PESMaker Roadmap¶

MVP 1: structure generation and VASP task preparation¶

Parse a simple YAML input file.
Read user structures from POSCAR, CIF, and extxyz.
Generate supercells and small perturbations.
Create VASP SCF calculation folders from a template.
Produce a local task manifest.

MVP 2: job submission and result collection¶

Support local, Slurm, and PBS job backends.
Track submitted, running, completed, failed, and parsed jobs.
Parse VASP energy, force, stress, convergence, and failure metadata.
Resume interrupted workflows from the manifest.
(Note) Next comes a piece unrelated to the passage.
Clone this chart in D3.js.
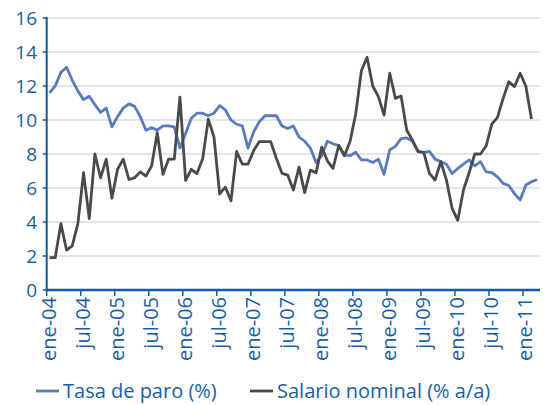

MVP 3: dataset assembly and quality checks¶

Export extxyz and GPUMD NEP train.xyz.
Deduplicate near-identical structures.
Detect short bonds, abnormal energies, abnormal forces, and failed labels.
Generate a dataset report with source tags and split metadata.

MVP 4: training workflows¶

Train GPUMD/NEP from generated datasets.
Train MACE from generated datasets.
Sample structures with LAMMPS-MACE foundation models.
Summarize train/validation/test errors.
Package the final potential with a model card.

Later modules¶

CP2K labeler.
MatterSim, Orb, SevenNet, and additional sampling backends.
Application recipes for diffusion, thermal transport, alloys, defects, surfaces, adsorption, transition states, and reactions.
Active-learning loop with uncertainty or committee-based candidate selection.

Position relative to autoplex¶

autoplex is a strong reference for automated MLIP workflows, especially random-structure-search-driven potential-landscape exploration. PESMaker should avoid becoming a simplified clone. Its target identity is:

known material or task
  -> targeted sampling with foundation potentials
  -> DFT labels
  -> application-specific MLIP

This is different from:

chemical formula
  -> random structures
  -> DFT labels
  -> broad PES model